PROBLEM ▸ Once the pictures are set aside, transcribe the remaining data exactly.
== COLLECTED MATERIAL
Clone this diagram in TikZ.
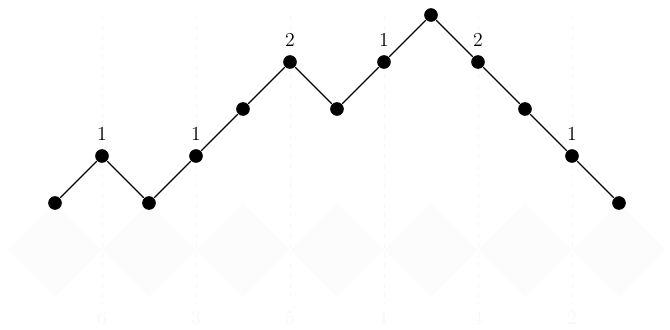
\documentclass[tikz,border=0pt]{standalone}
\usepackage{amsmath,amssymb}
\usepackage{xcolor}
\usepackage{tikz}
\usetikzlibrary{positioning,calc}

\tikzset{
	dot/.style={circle,fill=black,inner sep=0pt,minimum size=0.29cm},
	faint/.style={black!3},
	tile/.style={fill=black!1.2,draw=none},
}

\begin{document}
\begin{tikzpicture}[line width=0.7pt]
		\useasboundingbox (-1.170,-2.681) rectangle (13.085,4.319);

		% faint tiles under the path
		\foreach \k in {0,...,6}
			\fill[tile] (2*\k,0) -- (2*\k+1,-1) -- (2*\k,-2) -- (2*\k-1,-1) -- cycle;

		% dashed guides with their values
		\draw[faint,dashed,thin] (1,4) -- (1,-2.15) node[below=1pt] {\large 6};
		\draw[faint,dashed,thin] (3,4) -- (3,-2.15) node[below=1pt] {\large 3};
		\draw[faint,dashed,thin] (5,4) -- (5,-2.15) node[below=1pt] {\large 5};
		\draw[faint,dashed,thin] (7,4) -- (7,-2.15) node[below=1pt] {\large 1};
		\draw[faint,dashed,thin] (9,4) -- (9,-2.15) node[below=1pt] {\large 4};
		\draw[faint,dashed,thin] (11,4) -- (11,-2.15) node[below=1pt] {\large 2};

		\node[dot] (p0) at (0,0) {};
		\node[dot,label={[label distance=1pt]above:{\large 1}}] (p1) at (1,1) {};
		\node[dot] (p2) at (2,0) {};
		\node[dot,label={[label distance=1pt]above:{\large 1}}] (p3) at (3,1) {};
		\node[dot] (p4) at (4,2) {};
		\node[dot,label={[label distance=1pt]above:{\large 2}}] (p5) at (5,3) {};
		\node[dot] (p6) at (6,2) {};
		\node[dot,label={[label distance=1pt]above:{\large 1}}] (p7) at (7,3) {};
		\node[dot] (p8) at (8,4) {};
		\node[dot,label={[label distance=1pt]above:{\large 2}}] (p9) at (9,3) {};
		\node[dot] (p10) at (10,2) {};
		\node[dot,label={[label distance=1pt]above:{\large 1}}] (p11) at (11,1) {};
		\node[dot] (p12) at (12,0) {};

		\draw (p0) -- (p1) -- (p2) -- (p3) -- (p4) -- (p5) -- (p6)
			-- (p7) -- (p8) -- (p9) -- (p10) -- (p11) -- (p12);
	\end{tikzpicture}
\end{document}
====
PROBLEM SOLUTION ▸
Clone this diagram in TikZ.
\documentclass[tikz,border=0pt]{standalone}
\usepackage{amsmath,amssymb}
\usepackage{xcolor}
\usepackage{tikz}
\usetikzlibrary{positioning,calc}

\tikzset{
	dot/.style={circle,fill=black,inner sep=0pt,minimum size=0.29cm},
	faint/.style={black!3},
	tile/.style={fill=black!1.2,draw=none},
}

\begin{document}
\begin{tikzpicture}[line width=0.7pt]
		\useasboundingbox (-1.170,-2.681) rectangle (13.085,4.319);

		% faint tiles under the path
		\foreach \k in {0,...,6}
			\fill[tile] (2*\k,0) -- (2*\k+1,-1) -- (2*\k,-2) -- (2*\k-1,-1) -- cycle;

		% dashed guides with their values
		\draw[faint,dashed,thin] (1,4) -- (1,-2.15) node[below=1pt] {\large 6};
		\draw[faint,dashed,thin] (3,4) -- (3,-2.15) node[below=1pt] {\large 3};
		\draw[faint,dashed,thin] (5,4) -- (5,-2.15) node[below=1pt] {\large 5};
		\draw[faint,dashed,thin] (7,4) -- (7,-2.15) node[below=1pt] {\large 1};
		\draw[faint,dashed,thin] (9,4) -- (9,-2.15) node[below=1pt] {\large 4};
		\draw[faint,dashed,thin] (11,4) -- (11,-2.15) node[below=1pt] {\large 2};

		\node[dot] (p0) at (0,0) {};
		\node[dot,label={[label distance=1pt]above:{\large 1}}] (p1) at (1,1) {};
		\node[dot] (p2) at (2,0) {};
		\node[dot,label={[label distance=1pt]above:{\large 1}}] (p3) at (3,1) {};
		\node[dot] (p4) at (4,2) {};
		\node[dot,label={[label distance=1pt]above:{\large 2}}] (p5) at (5,3) {};
		\node[dot] (p6) at (6,2) {};
		\node[dot,label={[label distance=1pt]above:{\large 1}}] (p7) at (7,3) {};
		\node[dot] (p8) at (8,4) {};
		\node[dot,label={[label distance=1pt]above:{\large 2}}] (p9) at (9,3) {};
		\node[dot] (p10) at (10,2) {};
		\node[dot,label={[label distance=1pt]above:{\large 1}}] (p11) at (11,1) {};
		\node[dot] (p12) at (12,0) {};

		\draw (p0) -- (p1) -- (p2) -- (p3) -- (p4) -- (p5) -- (p6)
			-- (p7) -- (p8) -- (p9) -- (p10) -- (p11) -- (p12);
	\end{tikzpicture}
\end{document}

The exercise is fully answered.